MLA for Yarmouth County
- In office 1867–1872
- Preceded by: District created
- Succeeded by: John K. Ryerson

MLA for Yarmouth township
- In office 1859–1863

Personal details
- Born: 1812 New York City, New York
- Died: October 14, 1873 (aged 60–61) Yarmouth, Nova Scotia
- Party: Conservative (1859-1863) Liberal (1866-1872)
- Spouse: Sarah Gardner
- Occupation: Merchant

= William H. Townsend =

Canadian politician (1812–1873)

William H. Townsend (1812 - October 14, 1873) was a merchant and political figure in Nova Scotia, Canada.

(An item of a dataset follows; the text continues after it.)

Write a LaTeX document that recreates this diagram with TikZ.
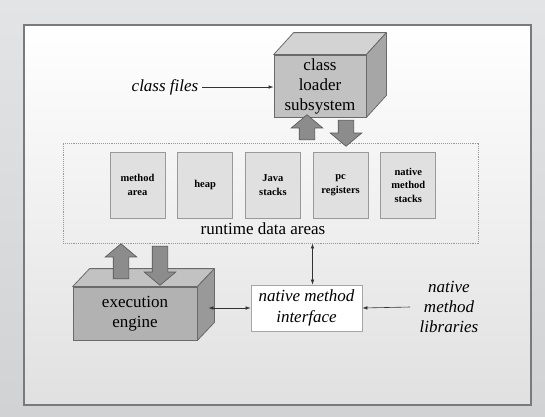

He represented Yarmouth County in the Nova Scotia House of Assembly from 1859 to 1863 as a Conservative and from 1866 to 1872 as a Liberal member.

==Early life==
He was born in New York City, the son of William Townsend, and ran away from home to Yarmouth, Nova Scotia at the age of 16.

==Before politics==
Townsend opened a chandlery and hardware business in Yarmouth. He was involved with a number of insurance companies as shareholder or director. Townsend also was a director of the Yarmouth Steam Navigation Company and president of the Bank of Yarmouth and then the Exchange Bank of Yarmouth. He married Sarah Gardner. Townsend was warden for Yarmouth County in 1857.

==Political career==
He was first elected to the provincial assembly as a Conservative but opposed Confederation. Townsend resigned his seat in the provincial assembly in 1872 due to poor health and died in Yarmouth the following year.